A New Start With Juncker?

From the European Commission, still the old Barroso one for the time being, we hear a quite different sound: It is the Europe 2020 revival band on tour singing the „end of crisis“ song, selling this renewed Lisbon strategy as a post crisis agenda even though it is no more than a cheap surrogate for an ambitious social program. It seems that the Commission has not understood the signs of changing times. Conditions for a break with neoliberal ideology are more and more present. More social progress is desperately needed. For instance on corporate taxation so as to avoid ridiculously low tax rates for big multinationals. Profits have to be taxed where they are created. A new ambitious social program is needed including a push for stronger information and consultation rights as well as board-level participation as part of the European social model. It might be too early to say whether Europe is slowly moving in a good direction, the first medicine might be applied in homeopathic doses.

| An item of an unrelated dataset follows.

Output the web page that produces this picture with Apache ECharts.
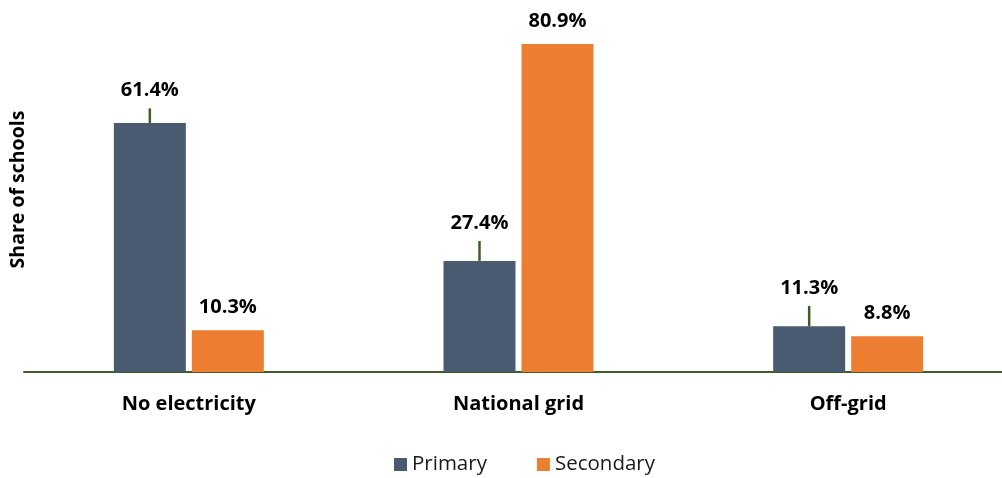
<!DOCTYPE html>
<html>
<head>
<meta charset="utf-8">
<script src="https://cdn.jsdelivr.net/npm/echarts@6/dist/echarts.min.js"></script>
<style>
html,body{margin:0;padding:0;background:#fff;overflow:hidden;width:1002px;height:478px;}
#c{width:1013px;height:478px;}
</style>
</head>
<body>
<div id="c"></div>
<script>
const categories = ['No electricity', 'National grid', 'Off-grid'];
const primaryValues = [61.4, 27.4, 11.3];
const primaryErrors = [3.6, 4.9, 5.0];
const secondaryValues = [10.3, 80.9, 8.8];
const seriesNames = ['Primary', 'Secondary'];

const FONT = '"Open Sans", "DejaVu Sans", sans-serif';
const BAR_W = 72;
const BAR_GAP_PX = 6;
const PRIMARY_COLOR = '#4a5a71';
const SECONDARY_COLOR = '#ed7d31';
const GREEN = '#3c5e27';

const chart = echarts.init(document.getElementById('c'), null, {renderer: 'canvas'});

const errData = primaryValues.map((v, i) => [i, v, primaryErrors[i]]);

const option = {
  animation: false,
  backgroundColor: '#ffffff',
  textStyle: {fontFamily: FONT},
  grid: {left: 23, right: 0, top: 7, height: 365, containLabel: false},
  legend: {
    data: seriesNames,
    left: 394,
    top: 454,
    padding: 0,
    itemWidth: 13,
    itemHeight: 13,
    itemGap: 50,
    icon: 'rect',
    textStyle: {fontFamily: FONT, fontSize: 20.5, color: '#1a1a1a'}
  },
  xAxis: {
    type: 'category',
    data: categories,
    axisLine: {show: true, lineStyle: {color: GREEN, width: 2}},
    axisTick: {show: false},
    axisLabel: {fontFamily: FONT, fontSize: 20, fontWeight: 'bold', color: '#000', margin: 22}
  },
  yAxis: {
    type: 'value',
    min: 0,
    max: 90,
    name: 'Share of schools',
    nameLocation: 'middle',
    nameRotate: 90,
    nameGap: -4,
    nameTextStyle: {fontFamily: FONT, fontSize: 19.5, fontWeight: 'bold', color: '#000', padding: [0, 0, 0, 0]},
    axisLine: {show: false},
    axisTick: {show: false},
    axisLabel: {show: false},
    splitLine: {show: false}
  },
  series: [
    {
      name: 'Primary',
      type: 'bar',
      data: primaryValues,
      barWidth: BAR_W,
      barGap: (BAR_GAP_PX / BAR_W * 100) + '%',
      itemStyle: {color: PRIMARY_COLOR},
      label: {show: false}
    },
    {
      name: 'Secondary',
      type: 'bar',
      data: secondaryValues,
      barWidth: BAR_W,
      itemStyle: {color: SECONDARY_COLOR},
      label: {
        show: true,
        position: 'top',
        distance: 13,
        formatter: p => p.value.toFixed(1) + '%',
        fontFamily: FONT, fontSize: 20, fontWeight: 'bold', color: '#000'
      }
    },
    {
      name: 'err',
      type: 'custom',
      data: errData,
      encode: {x: 0, y: 1},
      z: 5,
      renderItem: function (params, api) {
        const i = api.value(0);
        const v = api.value(1);
        const e = api.value(2);
        const off = -(BAR_W / 2 + BAR_GAP_PX / 2);
        const p0 = api.coord([i, v]);
        const p1 = api.coord([i, v + e]);
        const x = p0[0] + off;
        return {
          type: 'group',
          children: [
            {
              type: 'line',
              shape: {x1: x, y1: p0[1], x2: x, y2: p1[1]},
              style: {stroke: GREEN, lineWidth: 2.5}
            },
            {
              type: 'text',
              x: x,
              y: p1[1] - 18,
              style: {
                text: v.toFixed(1) + '%',
                font: 'bold 20px ' + FONT,
                fill: '#000',
                align: 'center',
                verticalAlign: 'middle'
              }
            }
          ]
        };
      }
    }
  ]
};
chart.setOption(option);
</script>
</body>
</html>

However, there are encouraging signs. The EP succeeded in stopping the downward trend of the participation rate from 63% in 1979 to 43% in 2009. In 2014 it moved slightly up to 43.1%. Another positive sign: the European Council couldn’t prevent the shift of power towards the EP. With Juncker, the Commission has a leader who might bring it back on track after a decade of power shifting towards the Council and an incremental loss of initiative of the Commission itself. The debate around the book “Capital in the 21st Century” by Thomas Piketty shows that the phenomenal increase of social inequalities is no longer tolerated. It might be too early to say that the wind has turned, but at least Europe’s move in the wrong direction has been brought to an end.

Wolfgang Kowalsky

Wolfgang Kowalsky is a policy adviser working in the trade union movement in Brussels.